In this paper we turn the spotlight on a class of lexicographic ranking functions introduced by Bradley, Manna and Sipma in a seminal CAV 2005 paper, and establish for the first time the complexity of some problems involving the inference of such functions for linear-constraint loops (without precondition). We show that finding such a function, if one exists, can be done in polynomial time in a way which is sound and complete when the variables range over the rationals (or reals). We show that when variables range over the integers, the problem is harder – deciding the existence of a ranking function is coNP-complete. Next, we study the problem of minimizing the number of components in the ranking function (a.k.a. the dimension). This number is interesting in contexts like computing iteration bounds and loop parallelization. Surprisingly, and unlike the situation for some other classes of lexicographic ranking functions, we find that even deciding whether a two-component ranking function exists is harder than the unrestricted problem: NP-complete over the rationals and $\Sigma^P_2$-complete over the integers.

💡 Research Summary

This paper conducts a foundational complexity-theoretic analysis of the inference problems associated with Bradley-Manna-Sipma (BMS) lexicographic linear ranking functions (LLRFs) for multipath linear-constraint loops without preconditions.

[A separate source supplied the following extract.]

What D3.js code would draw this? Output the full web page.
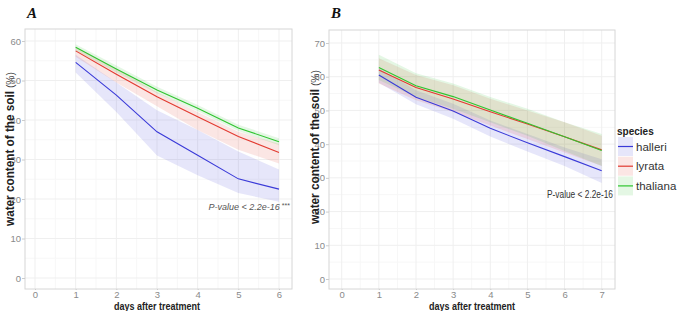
<!DOCTYPE html>
<html>
<head>
<meta charset="utf-8">
<script src="https://cdn.jsdelivr.net/npm/d3@7"></script>
<style>
  body { margin: 0; background: #fff; }
  svg { font-family: "Liberation Sans", Arial, sans-serif; }
</style>
</head>
<body>
<svg id="chart" width="677" height="311"></svg>
<script>
// panel A: days 1..6
const daysA = [1, 2, 3, 4, 5, 6];
const halleriA = [54.6, 46.3, 37.0, 31.1, 25.1, 22.5];
const halleriALo = [52.0, 42.0, 31.0, 26.0, 21.5, 19.3];
const halleriAHi = [56.5, 49.5, 42.5, 37.5, 32.0, 27.5];
const lyrataA = [57.5, 51.6, 45.9, 40.8, 35.8, 31.8];
const lyrataALo = [56.0, 49.5, 43.5, 37.5, 32.5, 29.0];
const lyrataAHi = [58.5, 53.0, 47.0, 42.0, 37.0, 34.0];
const thalianaA = [58.4, 52.9, 47.6, 43.0, 38.0, 34.5];
const thalianaALo = [57.6, 52.0, 46.8, 42.2, 37.2, 33.6];
const thalianaAHi = [59.2, 53.8, 48.4, 43.8, 38.8, 35.4];

// panel B: days 1..7
const daysB = [1, 2, 3, 4, 5, 6, 7];
const halleriB = [60.5, 53.9, 49.8, 44.7, 40.4, 36.3, 32.1];
const halleriBLo = [58.2, 51.8, 47.5, 42.3, 37.8, 33.5, 28.5];
const halleriBHi = [62.5, 56.0, 52.0, 47.0, 43.0, 39.0, 35.5];
const lyrataB = [62.0, 56.8, 53.4, 49.6, 46.0, 42.2, 38.3];
const lyrataBLo = [58.0, 53.0, 49.5, 45.5, 41.5, 37.5, 33.5];
const lyrataBHi = [65.5, 60.5, 57.5, 53.5, 50.0, 46.5, 42.5];
const thalianaB = [62.7, 57.3, 54.1, 50.1, 46.2, 42.2, 38.1];
const thalianaBLo = [59.0, 54.0, 50.5, 46.5, 42.5, 38.0, 33.5];
const thalianaBHi = [66.5, 61.0, 58.0, 54.0, 50.5, 46.5, 43.0];

const species = ["halleri", "lyrata", "thaliana"];
const colors = ["#3a3ad8", "#e23a30", "#2fc42f"];

const yTicksA = [0, 10, 20, 30, 40, 50, 60];
const yTicksB = [0, 10, 20, 30, 40, 50, 60, 70];
const xTicksA = [0, 1, 2, 3, 4, 5, 6];
const xTicksB = [0, 1, 2, 3, 4, 5, 6, 7];

const svg = d3.select("#chart");

function panel(cfg) {
  const x = d3.scaleLinear().domain(cfg.xDomain).range(cfg.xRange);
  const y = d3.scaleLinear().domain(cfg.yDomain).range(cfg.yRange);
  const f = cfg.frame;
  const g = svg.append("g");

  // minor + major grid
  const minorX = cfg.xTicks.slice(0, -1).map(d => d + 0.5);
  const minorY = cfg.yTicks.slice(0, -1).map(d => d + 5);
  g.selectAll(".mx").data(minorX).join("line")
    .attr("x1", d => x(d)).attr("x2", d => x(d))
    .attr("y1", f.top).attr("y2", f.bottom)
    .attr("stroke", "#f7f7f7");
  g.selectAll(".my").data(minorY).join("line")
    .attr("x1", f.left).attr("x2", f.right)
    .attr("y1", d => y(d)).attr("y2", d => y(d))
    .attr("stroke", "#f7f7f7");
  g.selectAll(".gx").data(cfg.xTicks).join("line")
    .attr("x1", d => x(d)).attr("x2", d => x(d))
    .attr("y1", f.top).attr("y2", f.bottom)
    .attr("stroke", "#efefef");
  g.selectAll(".gy").data(cfg.yTicks).join("line")
    .attr("x1", f.left).attr("x2", f.right)
    .attr("y1", d => y(d)).attr("y2", d => y(d))
    .attr("stroke", "#efefef");

  const series = species.map((s, i) => ({
    name: s, color: colors[i],
    pts: cfg.days.map((d, j) => ({ x: d, v: cfg.mean[i][j], lo: cfg.lo[i][j], hi: cfg.hi[i][j] }))
  }));

  const area = d3.area().x(d => x(d.x)).y0(d => y(d.lo)).y1(d => y(d.hi));
  const line = d3.line().x(d => x(d.x)).y(d => y(d.v));

  g.selectAll(".rib").data(series).join("path")
    .attr("d", d => area(d.pts))
    .attr("fill", d => d.color)
    .attr("fill-opacity", 0.13);
  g.selectAll(".ln").data(series).join("path")
    .attr("d", d => line(d.pts))
    .attr("fill", "none")
    .attr("stroke", d => d.color)
    .attr("stroke-width", 1.1);

  // frame
  g.append("rect")
    .attr("x", f.left).attr("y", f.top)
    .attr("width", f.right - f.left).attr("height", f.bottom - f.top)
    .attr("fill", "none").attr("stroke", "#d6d6d6");

  const ya = g.append("g").attr("transform", `translate(${f.left},0)`)
    .call(d3.axisLeft(y).tickValues(cfg.yTicks).tickFormat(d3.format("d")).tickSize(3).tickPadding(1));
  const xa = g.append("g").attr("transform", `translate(0,${f.bottom})`)
    .call(d3.axisBottom(x).tickValues(cfg.xTicks).tickFormat(d3.format("d")).tickSize(1).tickPadding(1));
  [ya, xa].forEach(a => {
    a.select(".domain").remove();
    a.selectAll("line").attr("stroke", "#cccccc");
    a.selectAll("text").attr("fill", "#8a8a8a").attr("font-size", 9.5)
      .attr("font-family", "'Liberation Sans', Arial, sans-serif");
  });

  // axis titles
  svg.append("text")
    .attr("x", cfg.xTitle[0]).attr("y", cfg.xTitle[1])
    .attr("text-anchor", "middle")
    .attr("font-size", 11.5).attr("font-weight", "bold").attr("fill", "#222")
    .attr("textLength", 86).attr("lengthAdjust", "spacingAndGlyphs")
    .text("days after treatment");

  const yt = svg.append("text")
    .attr("transform", `translate(${cfg.yTitle[0]},${cfg.yTitle[1]}) rotate(-90)`)
    .attr("text-anchor", "middle")
    .attr("font-size", 12.5).attr("fill", "#222")
    .attr("textLength", 154).attr("lengthAdjust", "spacingAndGlyphs");
  yt.append("tspan").attr("font-weight", "bold").text("water content of the soil");
  yt.append("tspan").attr("font-size", 11).attr("fill", "#444").text(" (%)");

  // panel letter
  svg.append("text")
    .attr("x", cfg.letter[0]).attr("y", cfg.letter[1])
    .attr("font-family", "'Liberation Serif', 'Times New Roman', serif")
    .attr("font-size", 15).attr("font-weight", "bold").attr("font-style", "italic")
    .attr("fill", "#111")
    .text(cfg.letterText);

  return { x, y };
}

panel({
  days: daysA,
  mean: [halleriA, lyrataA, thalianaA],
  lo: [halleriALo, lyrataALo, thalianaALo],
  hi: [halleriAHi, lyrataAHi, thalianaAHi],
  xDomain: [0, 6], xRange: [35, 279],
  yDomain: [0, 60], yRange: [278, 41],
  xTicks: xTicksA, yTicks: yTicksA,
  frame: { left: 25, right: 292, top: 29, bottom: 289 },
  xTitle: [157, 309.5], yTitle: [14, 149],
  letter: [27, 18], letterText: "A"
});

panel({
  days: daysB,
  mean: [halleriB, lyrataB, thalianaB],
  lo: [halleriBLo, lyrataBLo, thalianaBLo],
  hi: [halleriBHi, lyrataBHi, thalianaBHi],
  xDomain: [0, 7], xRange: [341.7, 601.7],
  yDomain: [0, 70], yRange: [279, 43],
  xTicks: xTicksB, yTicks: yTicksB,
  frame: { left: 329, right: 615, top: 30, bottom: 289 },
  xTitle: [472, 309.5], yTitle: [319, 147],
  letter: [331, 18], letterText: "B"
});

// p-value annotations
const pa = svg.append("text")
  .attr("x", 290).attr("y", 210).attr("text-anchor", "end")
  .attr("fill", "#555");
pa.append("tspan").attr("font-size", 9).attr("font-style", "italic").text("P-value < 2.2e-16");
pa.append("tspan").attr("font-size", 7).attr("dx", 2).attr("dy", -2).text("***");

svg.append("text")
  .attr("x", 613).attr("y", 198).attr("text-anchor", "end")
  .attr("font-size", 10).attr("fill", "#333")
  .attr("textLength", 66).attr("lengthAdjust", "spacingAndGlyphs")
  .text("P-value  < 2.2e-16");

// legend
const legend = svg.append("g").attr("transform", "translate(617,0)");
legend.append("text")
  .attr("x", 0).attr("y", 135)
  .attr("font-size", 10).attr("font-weight", "bold").attr("fill", "#222")
  .text("species");
const items = legend.selectAll(".item").data(species).join("g")
  .attr("transform", (d, i) => `translate(0,${137 + i * 19.7})`);
items.append("rect")
  .attr("x", 1).attr("y", 0).attr("width", 15).attr("height", 19)
  .attr("fill", (d, i) => colors[i]).attr("fill-opacity", 0.13);
items.append("line")
  .attr("x1", 1).attr("x2", 16).attr("y1", 9.5).attr("y2", 9.5)
  .attr("stroke", (d, i) => colors[i]).attr("stroke-width", 1.2);
items.append("text")
  .attr("x", 19).attr("y", 13.5)
  .attr("font-size", 11.5).attr("fill", "#333")
  .text(d => d);
</script>
</body>
</html>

The authors begin by formalizing the definition of a BMS-LLRF. For a loop with k paths (convex polyhedra), a BMS-LLRF is a tuple of affine-linear functions <ρ1, …, ρd> such that for each path, there exists a specific component ρ_i that acts as a standard linear ranking function (non-negative and decreasing by at least 1) for all transitions in that path, while all lower-indexed components are only required to be non-increasing on those transitions. This “path-wise assignment” structure differs from other LLRF definitions, such as BG-LLRFs, which allow different transitions within the same path to be ranked by different components.

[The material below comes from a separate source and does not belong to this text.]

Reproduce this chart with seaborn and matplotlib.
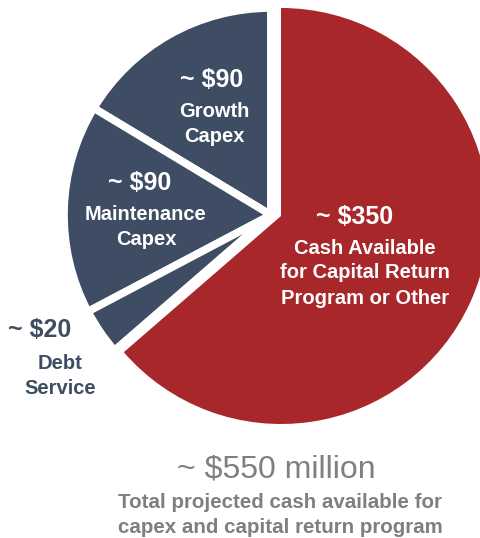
import matplotlib
matplotlib.use("Agg")
import matplotlib.pyplot as plt
import seaborn as sns

# Data
categories = ["Growth Capex", "Maintenance Capex", "Debt Service",
              "Cash Available for Capital Return Program or Other"]
values = [90, 90, 20, 350]
value_labels = ["~ $90", "~ $90", "~ $20", "~ $350"]
total_label = "~ $550 million"
subtitle = "Total projected cash available for\ncapex and capital return program"

sns.set_theme(style="white")
plt.rcParams["font.family"] = ["Liberation Sans", "DejaVu Sans"]

DARK = "#3E4D63"
RED = "#A8272A"
GRAY = "#7F7F7F"
# the cash slice is pulled out to the right, so draw the pie in two passes
dark_colors = [DARK, DARK, DARK, "none"]
red_colors = ["none", "none", "none", RED]

W, H = 480, 538
fig = plt.figure(figsize=(W / 100, H / 100), dpi=100)
ax = fig.add_axes([0, 0, 1, 1])


def Y(y):
    return H - y


ax.pie(values, colors=dark_colors, startangle=90, counterclock=True,
       radius=207, center=(271, Y(215)),
       wedgeprops=dict(edgecolor="white", linewidth=5.5), frame=True)
ax.pie(values, colors=red_colors, startangle=90, counterclock=True,
       radius=208, center=(281, Y(216)),
       wedgeprops=dict(edgecolor="none", linewidth=0), frame=True)
ax.set_xlim(0, W)
ax.set_ylim(0, H)
ax.set_aspect("equal")
ax.axis("off")

big = dict(ha="center", va="center", fontsize=18, fontweight="bold")
small = dict(ha="center", va="center", fontsize=14.5, fontweight="bold",
             linespacing=1.4)

# Growth Capex
ax.text(212, Y(80), value_labels[0], color="white", **big)
ax.text(214, Y(124), "Growth\nCapex", color="white", **small)
# Maintenance Capex
ax.text(140, Y(183), value_labels[1], color="white", **big)
ax.text(146, Y(227), "Maintenance\nCapex", color="white", **small)
# Debt Service (outside)
ax.text(40, Y(330), value_labels[2], color=DARK, **big)
ax.text(60, Y(376), "Debt\nService", color=DARK, **small)
# Cash available
ax.text(355, Y(217), value_labels[3], color="white", **big)
ax.text(365, Y(273), "Cash Available\nfor Capital Return\nProgram or Other",
        color="white", **small)

# Bottom totals
ax.text(276, Y(470), total_label, color=GRAY, ha="center", va="center",
        fontsize=23)
ax.text(280, Y(515), subtitle, color=GRAY, ha="center", va="center",
        fontsize=14.8, fontweight="bold", linespacing=1.42)

fig.savefig("out.png", dpi=100)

The core contributions are complexity classifications for three central problems:

1. Decision Problem (Existence): Determining whether a given loop admits a BMS-LLRF. Over the rationals (or reals), this problem is solvable in polynomial time (PTIME). The proof relies on a greedy algorithm (Algorithm 1) that iteratively finds a “BMS quasi-ranking function” (BMS-QLRF)—a function that is non-increasing on all paths and is a full LRF for at least one path. The completeness of this greedy strategy is proven (Proposition 1). In contrast, for integer-valued variables, the same decision problem is shown to be coNP-complete, reflecting the inherent difficulty of integer arithmetic.

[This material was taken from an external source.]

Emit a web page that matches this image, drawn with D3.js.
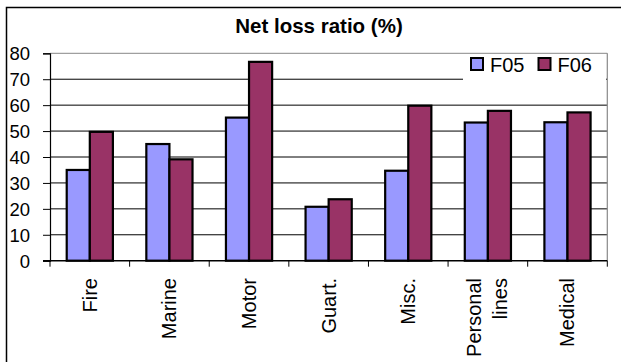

2. Synthesis Algorithm: The greedy algorithm provides a sound and complete synthesis procedure. Over the rationals, it runs in polynomial time. Over the integers, it remains complete but requires solving coNP-hard subproblems, leading to an exponential-time algorithm in the worst case.

3. Dimension Minimization Problem: Minimizing the number of components (dimension) in a BMS-LLRF is important for applications like computing precise iteration bounds. Surprisingly, the authors prove that this problem is significantly harder than the mere existence problem. For any fixed dimension d > 1, deciding whether a BMS-LLRF with at most d components exists is NP-complete over the rationals and Σ^P_2-complete over the integers. This starkly contrasts with other LLRF classes (e.g., ADFG, BG), where the minimal dimension can be found with the same complexity as the existence problem. The jump in complexity arises because the greedy synthesis algorithm is not guaranteed to yield a minimal-dimension function, and finding one involves a combinatorial choice of which paths to assign to each component.

The paper also establishes that the maximum dimension needed for a BMS-LLRF is bounded by the number of paths (k), and provides a comprehensive table (Table 1) comparing the complexity landscapes for BMS-, ADFG-, and BG-LLRFs. These results provide the first clear computational boundaries for working with BMS-LLRFs and highlight the unique, often harder, optimization challenges they present compared to other lexicographic ranking function paradigms.